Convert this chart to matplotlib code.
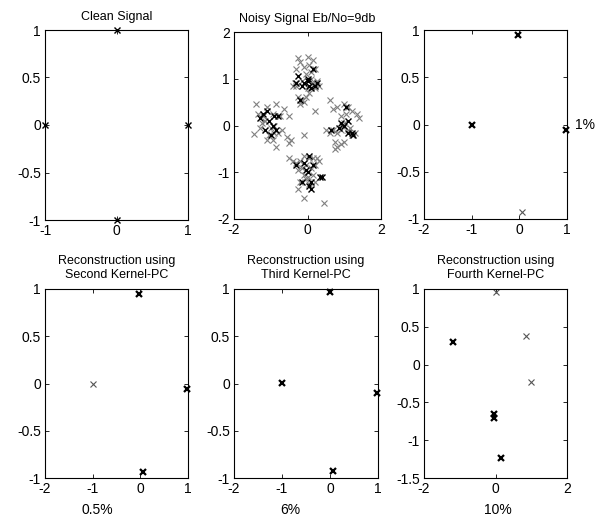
import matplotlib
matplotlib.use("Agg")
import matplotlib.pyplot as plt

plt.rcParams['font.family'] = ['Liberation Sans', 'DejaVu Sans']
plt.rcParams['font.size'] = 10

# clean constellation
clean_x = [1, -1, 0, 0]
clean_y = [0, 0, 1, -1]

# noisy signal, Eb/No = 9 dB
noisy_gray_x = [-0.25, -0.2, 0.0, 0.15, 0.05, -0.1, 0.1, -0.3, 0.2, -0.05, 0.25, 0.15, -0.15,
                -0.3, -0.35, 0.0, 0.1, -0.25, -0.15, -0.05, -0.2, -0.1, 0.05, 0.3, -0.4, 0.2,
                -1.4, -1.35, -1.2, -1.1, -0.95, -0.85, -1.25, -1.15, -1.0, -0.9, -0.8, -0.75,
                -1.3, -1.05, -0.95, -0.85, -0.65, -0.7, -1.45, -1.1, -0.9,
                -0.5, -0.55, -0.45, -0.5, -0.1, 0.2,
                0.6, 0.7, 0.8, 1.0, 1.1, 1.05, 0.9, 1.2, 1.35, 1.4, 1.0, 0.9, 0.7, 0.6, 0.5,
                0.8, 1.1, 1.2, 1.3, 0.75, 0.8, 0.9, 1.0, 0.75, 1.15, 0.95,
                -0.5, -0.4, -0.3, -0.2, -0.1, 0.05, 0.15, 0.25, 0.3, -0.25, -0.15, -0.05, 0.1,
                0.2, -0.1, 0.0, 0.15, -0.2, 0.05, 0.2, -0.05,
                -0.25, -0.1, 0.45]
noisy_gray_y = [1.45, 1.35, 1.47, 1.4, 1.3, 1.25, 1.15, 1.2, 1.2, 1.1, 0.95, 0.9, 0.95,
                0.85, 0.9, 0.8, 1.0, 0.6, 0.55, 0.6, 0.45, 0.5, 0.7, 0.85, 0.85, 0.8,
                0.45, 0.25, 0.2, 0.4, 0.25, 0.45, 0.05, 0.1, -0.05, 0.0, -0.15, 0.2,
                -0.05, -0.2, -0.3, -0.45, 0.35, -0.1, -0.18, -0.3, -0.15,
                0.2, -0.25, -0.3, -0.38, -0.2, 0.3,
                0.55, 0.35, 0.4, 0.45, 0.4, 0.25, 0.2, 0.3, 0.25, 0.15, 0.05, -0.1, -0.1, -0.15, -0.1,
                -0.15, -0.1, -0.2, -0.15, -0.35, -0.45, -0.4, -0.35, -0.5, -0.05, 0.0,
                -0.7, -0.75, -0.8, -0.75, -0.65, -0.7, -0.7, -0.7, -0.75, -0.95, -0.9, -0.85, -0.9,
                -0.85, -1.05, -1.1, -1.05, -1.2, -1.25, -1.2, -1.15,
                -1.35, -1.55, -1.65]
noisy_black_x = [-0.25, -0.3, -0.15, 0.0, 0.05, 0.1, 0.2, 0.25, 0.15, -0.2, 0.0, -0.1,
                 -1.2, -1.05, -0.95, -1.0, -0.85, -1.15, -0.9, -0.8, -1.1, -1.3,
                 1.05, 1.1, 1.0, 0.9, 1.1, 1.2, 1.25, 0.65, 0.85,
                 -0.3, -0.1, 0.05, 0.15, -0.05, 0.0, 0.1, 0.05, 0.1, 0.35, 0.4, -0.15]
noisy_black_y = [1.05, 0.9, 0.85, 0.95, 0.85, 0.8, 0.85, 0.9, 1.2, 0.55, 1.0, 0.9,
                 0.25, 0.1, 0.0, -0.2, -0.1, -0.1, 0.2, 0.2, 0.3, 0.15,
                 0.4, 0.1, 0.0, 0.05, -0.15, -0.15, -0.2, -0.1, -0.05,
                 -0.85, -0.8, -0.65, -0.85, -0.95, -1.0, -1.2, -1.3, -1.35, -1.1, -1.1, -1.2]

# reconstructions: bold = many coinciding points, thin = single point
rec1_bold_x, rec1_bold_y = [-1.0, -0.02, 0.98], [0.0, 0.95, -0.06]
rec1_thin_x, rec1_thin_y = [0.05], [-0.93]
rec2_bold_x, rec2_bold_y = [-0.03, 0.98, 0.05], [0.95, -0.06, -0.94]
rec2_thin_x, rec2_thin_y = [-1.0], [0.0]
rec3_bold_x, rec3_bold_y = [-1.0, -0.01, 0.06, 0.97], [0.01, 0.97, -0.93, -0.1]
rec3_thin_x, rec3_thin_y = [], []
rec4_bold_x, rec4_bold_y = [-1.2, -0.05, -0.04, 0.15], [0.3, -0.65, -0.71, -1.23]
rec4_thin_x, rec4_thin_y = [0.02, 0.85, 1.0], [0.96, 0.38, -0.23]

W, H = 613, 521
fig = plt.figure(figsize=(W / 100, H / 100), dpi=100)


def make_ax(l, r, t, b):
    ax = fig.add_axes([l / W, 1 - b / H, (r - l) / W, (b - t) / H])
    ax.tick_params(direction='in', top=True, right=True, length=3, width=0.6, pad=3,
                   labelsize=10)
    for s in ax.spines.values():
        s.set_linewidth(0.8)
    return ax


def setup(ax, xl, yl, xt, yt):
    ax.set_xlim(xl)
    ax.set_ylim(yl)
    ax.set_xticks(xt)
    ax.set_yticks(yt)
    ax.set_xticklabels(['%g' % v for v in xt])
    ax.set_yticklabels(['%g' % v for v in yt])


def rec(ax, bx, by, tx, ty):
    ax.plot(bx, by, 'x', color='black', ms=4.5, mew=1.6, clip_on=False)
    ax.plot(tx, ty, 'x', color='#555555', ms=5, mew=0.8, clip_on=False)


TFS = 9

ax1 = make_ax(45, 188, 30, 220)
ax1.plot(clean_x, clean_y, 'x', color='black', ms=4, mew=1.0, clip_on=False)
setup(ax1, (-1, 1), (-1, 1), [-1, 0, 1], [-1, -0.5, 0, 0.5, 1])
ax1.set_title('Clean Signal', pad=7, fontsize=TFS)

ax2 = make_ax(234, 381, 32, 219)
ax2.plot(noisy_gray_x, noisy_gray_y, 'x', color='#808080', ms=5, mew=0.8)
ax2.plot(noisy_black_x, noisy_black_y, 'x', color='black', ms=5, mew=1.0)
setup(ax2, (-2, 2), (-2, 2), [-2, 0, 2], [-2, -1, 0, 1, 2])
ax2.set_title('Noisy Signal Eb/No=9db', pad=7, fontsize=TFS)

ax3 = make_ax(424, 567, 30, 219)
rec(ax3, rec1_bold_x, rec1_bold_y, rec1_thin_x, rec1_thin_y)
setup(ax3, (-2, 1), (-1, 1), [-2, -1, 0, 1], [-1, -0.5, 0, 0.5, 1])

ax4 = make_ax(45, 188, 289, 478)
rec(ax4, rec2_bold_x, rec2_bold_y, rec2_thin_x, rec2_thin_y)
setup(ax4, (-2, 1), (-1, 1), [-2, -1, 0, 1], [-1, -0.5, 0, 0.5, 1])
ax4.set_title('Reconstruction using\nSecond Kernel-PC', pad=8, linespacing=1.2, fontsize=TFS)

ax5 = make_ax(234, 378, 289, 478)
rec(ax5, rec3_bold_x, rec3_bold_y, rec3_thin_x, rec3_thin_y)
setup(ax5, (-2, 1), (-1, 1), [-2, -1, 0, 1], [-1, -0.5, 0, 0.5, 1])
ax5.set_title('Reconstruction using\nThird Kernel-PC', pad=8, linespacing=1.2, fontsize=TFS)

ax6 = make_ax(424, 567, 289, 478)
rec(ax6, rec4_bold_x, rec4_bold_y, rec4_thin_x, rec4_thin_y)
setup(ax6, (-2, 2), (-1.5, 1), [-2, 0, 2], [-1.5, -1, -0.5, 0, 0.5, 1])
ax6.set_title('Reconstruction using\nFourth Kernel-PC', pad=8, linespacing=1.2, fontsize=TFS)

fig.text(585 / W, 1 - 125 / H, '1%', ha='center', va='center')
fig.text(97 / W, 1 - 510 / H, '0.5%', ha='center', va='center')
fig.text(290 / W, 1 - 510 / H, '6%', ha='center', va='center')
fig.text(498 / W, 1 - 510 / H, '10%', ha='center', va='center')

fig.savefig('out.png', dpi=100)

PROBLEM REQUIREMENTS =
From the first line above down to the line with "clean_y = [0, 0, 1, -1]", reproduce every line and no others, omitting pictures.

PROBLEM SOLUTION =
Convert this chart to matplotlib code.
import matplotlib
matplotlib.use("Agg")
import matplotlib.pyplot as plt

plt.rcParams['font.family'] = ['Liberation Sans', 'DejaVu Sans']
plt.rcParams['font.size'] = 10

# clean constellation
clean_x = [1, -1, 0, 0]
clean_y = [0, 0, 1, -1]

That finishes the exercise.